The biggest difference between a traditional classroom and a Montessori classroom is freedom.
"When I talk about freedom, it is the freedom to learn, not to have a wild party," says Joh Laven, administrator, trainer and founder of the Kritérion Montessori School in San Antonio.
In classical classrooms, one teacher offers the same lesson to 35 different students with 35 different minds and interests. Homework is assigned; facts are memorized; tests are taken; and students are ranked according to test scores.
In a Montessori open classroom, students of different ages are viewed as individuals and encouraged to explore whatever subject triggers their thirst for knowledge. There are no tests; teachers gauge whether a child grasps a subject and is ready to move on.
Instead of standard textbooks, specially designed equipment - beads, colorful tokens, sandpaper letters on wooden slates - helps children see and feel abstract concepts such as math and allows understanding to come step by step at a pace comfortable to each individual.
"Children teach themslves." This was Maria Montessori's discovery as she worked with underprivileged children in the slums of Rome at the turn of the century.
Montessori, the first woman to earn a medical degree from an Italian university, was assigned to assess the physical needs of these "defective children." She designed materials and techniques that allowed the children to work in areas previously considered beyond their capacity.
Her greatest triumph came when her "defectives" passed the state examinations taken by normal children. Through her work she discovered that children teach themselves by absorbing knowledge from their surroundings.
Montessori died in 1952, but her work lives on in more than 3,000 schools established in this country since 1957. There are six Montessori-type schools in San Antonio. Although each school adheres to the basic Montessori tenets, they vary in the ways in which they apply them.
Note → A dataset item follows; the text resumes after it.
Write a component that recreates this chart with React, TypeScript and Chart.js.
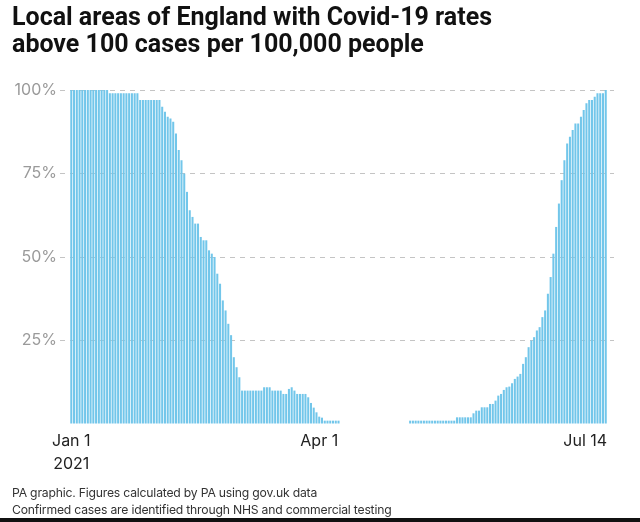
import { useEffect, useRef } from "react";
import { Chart, registerables } from "chart.js";

Chart.register(...registerables);

// Day index 0 = 1 Jan 2021, day 194 = 14 Jul 2021
const titleLines = [
  "Local areas of England with Covid-19 rates",
  "above 100 cases per 100,000 people",
];
const footerLines = [
  "PA graphic. Figures calculated by PA using gov.uk data",
  "Confirmed cases are identified through NHS and commercial testing",
];
const xTickDays = [0, 90, 194];
const xTickLabels = [["Jan 1", "2021"], ["Apr 1"], ["Jul 14"]];
const yTickValues = [0, 25, 50, 75, 100];

// Share (%) of local areas above 100 cases per 100,000, one value per day
const janToAprShare = [
  100, 100, 100, 100, 100, 100, 100, 100, 100, 100, 100, 100, 100, 100,
  99, 99, 99, 99, 99, 99, 99, 99, 99, 99, 99,
  97, 97, 97, 97, 97, 97, 97, 97,
  95, 93.5, 92, 91.5, 90.5, 87, 82, 79, 75, 69.5, 64, 62, 60, 60, 56, 55, 55,
  52, 51, 50, 45, 42, 37, 34, 30, 26.6, 20, 17, 14, 10,
  10, 10, 10, 10, 10, 10, 10,
  11, 11, 11,
  10, 10, 10, 10,
  9, 9,
  10.5, 11,
  10,
  9, 9, 9, 9,
  8, 6.3, 4.9, 3.5, 2.2, 1.9,
  1, 1, 1, 1, 1, 1,
];
const aprToMayShare = [
  0, 0, 0, 0, 0, 0, 0, 0, 0, 0, 0, 0, 0, 0, 0, 0, 0, 0, 0, 0, 0, 0, 0, 0, 0,
];
const mayToJulShare = [
  1, 1, 1, 1, 1, 1, 1, 1, 1, 1, 1, 1, 1, 1, 1, 1, 1,
  2, 2, 2, 2, 2, 2,
  3.2, 4, 4, 5, 5, 5, 6, 6, 7, 8.5, 9,
  10.2, 11, 11.2, 12.2, 13.5, 14.2, 15, 18, 20, 23,
  25, 26, 28, 29, 32, 34, 39, 44, 51, 59,
  66, 73, 79, 84, 86, 88, 90, 90, 92, 94,
  96, 97, 97, 98, 99, 99, 99, 100,
];
const dailyShare = [...janToAprShare, ...aprToMayShare, ...mayToJulShare];

const BAR_COLOR = "#72c6ea";
const FONT = '"Inter", "Roboto", "DejaVu Sans", sans-serif';
const TITLE_FONT = '"Roboto", "Inter", sans-serif';

export default function App() {
  const canvasRef = useRef<HTMLCanvasElement | null>(null);

  useEffect(() => {
    const canvas = canvasRef.current;
    if (!canvas) return;

    const xLabelPlugin = {
      id: "xLabels",
      afterDraw(chart: any) {
        const { ctx } = chart;
        const xs = chart.scales.x;
        ctx.save();
        ctx.font = `400 16px ${FONT}`;
        ctx.fillStyle = "#222222";
        ctx.textBaseline = "alphabetic";
        xTickDays.forEach((d, i) => {
          const last = i === xTickDays.length - 1;
          const px = last ? xs.getPixelForValue(d + 0.5) : xs.getPixelForValue(d);
          ctx.textAlign = last ? "right" : "center";
          xTickLabels[i].forEach((t, j) => ctx.fillText(t, px, 446 + j * 23));
        });
        ctx.restore();
      },
    };

    const chart = new Chart(canvas, {
      type: "bar",
      data: {
        datasets: [
          {
            data: dailyShare.map((v, i) => ({ x: i, y: v })),
            backgroundColor: BAR_COLOR,
            borderWidth: 0,
            barPercentage: 0.74,
            categoryPercentage: 1,
          },
        ],
      },
      options: {
        animation: false,
        responsive: false,
        maintainAspectRatio: false,
        layout: { padding: { top: 90, bottom: 98, left: 0, right: 26 } },
        plugins: { legend: { display: false }, tooltip: { enabled: false }, title: { display: false } },
        scales: {
          x: {
            type: "linear",
            min: -4.1,
            max: 197,
            offset: false,
            display: false,
          },
          y: {
            min: 0,
            max: 100,
            afterFit(scale: any) {
              scale.width = 60;
            },
            afterBuildTicks(scale: any) {
              scale.ticks = yTickValues.map((v) => ({ value: v }));
            },
            border: { display: false, dash: [5, 5] },
            grid: {
              drawTicks: false,
              color: (c: any) => (c.tick && c.tick.value === 0 ? "rgba(0,0,0,0)" : "#c4c4c4"),
              lineWidth: 1,
            },
            ticks: {
              padding: 3,
              color: "#9a9a9a",
              font: { family: FONT, size: 16, weight: "400" },
              callback: (v: any) => (Number(v) === 0 ? "" : `${v}%`),
            },
          },
        },
      },
      plugins: [xLabelPlugin],
    });

    return () => chart.destroy();
  }, []);

  return (
    <div
      style={{
        position: "absolute",
        left: 0,
        top: 0,
        width: 640,
        height: 522,
        overflow: "hidden",
        background: "#ffffff",
        fontFamily: FONT,
      }}
    >
      <canvas
        ref={canvasRef}
        width={640}
        height={522}
        style={{ position: "absolute", left: 0, top: 0, width: 640, height: 522 }}
      />
      <div
        style={{
          position: "absolute",
          left: 12,
          top: 3,
          fontFamily: TITLE_FONT,
          fontSize: 25,
          lineHeight: "27px",
          fontWeight: 700,
          letterSpacing: "0px",
          color: "#111111",
          whiteSpace: "nowrap",
        }}
      >
        {titleLines.map((t) => (
          <div key={t}>{t}</div>
        ))}
      </div>
      <div
        style={{
          position: "absolute",
          left: 12,
          top: 484,
          fontSize: 12.2,
          lineHeight: "17px",
          color: "#333333",
          letterSpacing: "-0.2px",
          whiteSpace: "nowrap",
        }}
      >
        {footerLines.map((t) => (
          <div key={t}>{t}</div>
        ))}
      </div>
      <div
        style={{ position: "absolute", left: 0, top: 518, width: 640, height: 4, background: "#111111" }}
      />
    </div>
  );
}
Global education is taught in these schools, Laven says. Students learn there are no loose subjects, that everything is tied to the total picture.
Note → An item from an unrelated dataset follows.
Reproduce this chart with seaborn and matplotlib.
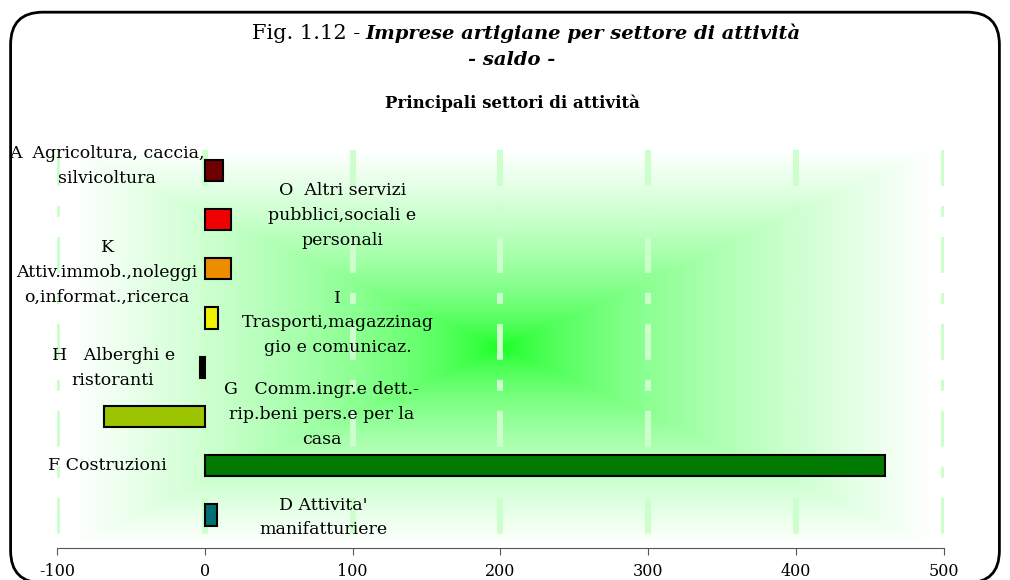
import numpy as np
import pandas as pd
import matplotlib.pyplot as plt
import seaborn as sns
from matplotlib.patches import FancyBboxPatch

# categories (top to bottom) and balance values
sectors = ["A  Agricoltura, caccia,\nsilvicoltura",
           "O  Altri servizi\npubblici,sociali e\npersonali",
           "K\nAttiv.immob.,noleggi\no,informat.,ricerca",
           "I\nTrasporti,magazzinag\ngio e comunicaz.",
           "H   Alberghi e\nristoranti",
           "G   Comm.ingr.e dett.-\nrip.beni pers.e per la\ncasa",
           "F Costruzioni",
           "D Attivita'\nmanifatturiere"]
saldo = [12, 18, 18, 9, -3, -68, 460, 8]
bar_colors = ["#6e0000", "#f20000", "#ee8c00", "#f2f200",
              "#000000", "#9cc400", "#007a00", "#006f73"]
xticks = [-100, 0, 100, 200, 300, 400, 500]

df = pd.DataFrame({"sector": sectors, "saldo": saldo})

sns.set_style("white")
plt.rcParams['font.family'] = ['DejaVu Serif']
plt.rcParams['lines.scale_dashes'] = False
plt.rcParams['text.color'] = 'black'
plt.rcParams['xtick.color'] = 'black'

fig = plt.figure(figsize=(10.1, 5.8), dpi=100)
ax = fig.add_axes([0.0564, 0.0552, 0.8782, 0.6862])
ytop, ybot = -0.41, 7.67

# background gradient (rectangular, from centre)
gx = np.linspace(-1, 1, 400)
gy = np.linspace(-1, 1, 200)
GX, GY = np.meshgrid(gx, gy)
t = np.clip(np.maximum(np.abs(GX), np.abs(GY)), 0, 1) ** 0.6
centre = np.array([0.05, 1.0, 0.1])
img = centre[None, None, :] * (1 - t[..., None]) + np.ones(3)[None, None, :] * t[..., None]
ax.imshow(img, extent=[-92, 492, 7.6, -0.4], aspect='auto', zorder=0, interpolation='bilinear')

# dashed light-green gridlines, drawn from the top down
for xv in xticks:
    ax.plot([xv, xv], [ytop, ybot - 0.1], color="#ccffcc", lw=4.3,
            linestyle=(0, (25.9, 14.4, 7.9, 14.4)), zorder=1)

sns.barplot(data=df, x="saldo", y="sector", hue="sector", palette=bar_colors,
            legend=False, orient="h", width=0.43, edgecolor="black", linewidth=1.5,
            saturation=1, ax=ax, zorder=3)

ax.set_xlim(-100, 500)
ax.set_ylim(ybot, ytop)
ax.set_xticks(xticks)
ax.set_xticklabels([str(v) for v in xticks], fontsize=11.5)
ax.set_yticks([])
ax.set_xlabel("")
ax.set_ylabel("")
for s in ["top", "right", "left"]:
    ax.spines[s].set_visible(False)
ax.spines["bottom"].set_color("#555555")
ax.tick_params(axis='x', bottom=True, length=5, color="#555555", pad=6)

# category labels beside bars
label_pos = [(-66, -0.08), (93, -0.08), (-66, 0.08), (90, 0.1),
             (-62, 0.02), (79, -0.04), (-66, 0.0), (80, 0.05)]
for i, (txt, (lx, dy)) in enumerate(zip(sectors, label_pos)):
    ax.text(lx, i + dy, txt, ha='center', va='center', fontsize=12.5,
            linespacing=1.6, zorder=4)

# titles
fig.text(0.357, 0.943, "Fig. 1.12 -", ha='right', va='center', fontsize=15)
fig.text(0.3614, 0.943, "Imprese artigiane per settore di attività", ha='left', va='center',
         fontsize=14, fontweight='bold', fontstyle='italic')
fig.text(0.507, 0.897, "- saldo -", ha='center', va='center',
         fontsize=14, fontweight='bold', fontstyle='italic')
fig.text(0.507, 0.822, "Principali settori di attività", ha='center', va='center',
         fontsize=12, fontweight='bold')

# rounded border
border = FancyBboxPatch((0.0105, -0.005), 0.979, 0.984, boxstyle="round,pad=0,rounding_size=0.032",
                        transform=fig.transFigure, fill=False, ec="black", lw=2,
                        mutation_aspect=1010/580)
fig.patches.append(border)

fig.savefig("out.png", dpi=100)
"A pencil is not just a pencil," Laven says. "You can trace that pencil back to the factory, then back to the forest. Then you can discuss why forests are in certain places and not in others. Every subject is related.
"A regular teacher has to unlearn everything. She uses her words as teaching methods. A Montessori teacher must know where to find answers and must present material so every child can use learning as an apparatus to build on the knowledge they already have."
Discipline, Laven says, is not a problem at a Montessori school.
"Once you get a child to concentrate on work they choose themselves, once they feel good about that work - why be rebellious? You don't rebel against your own choice."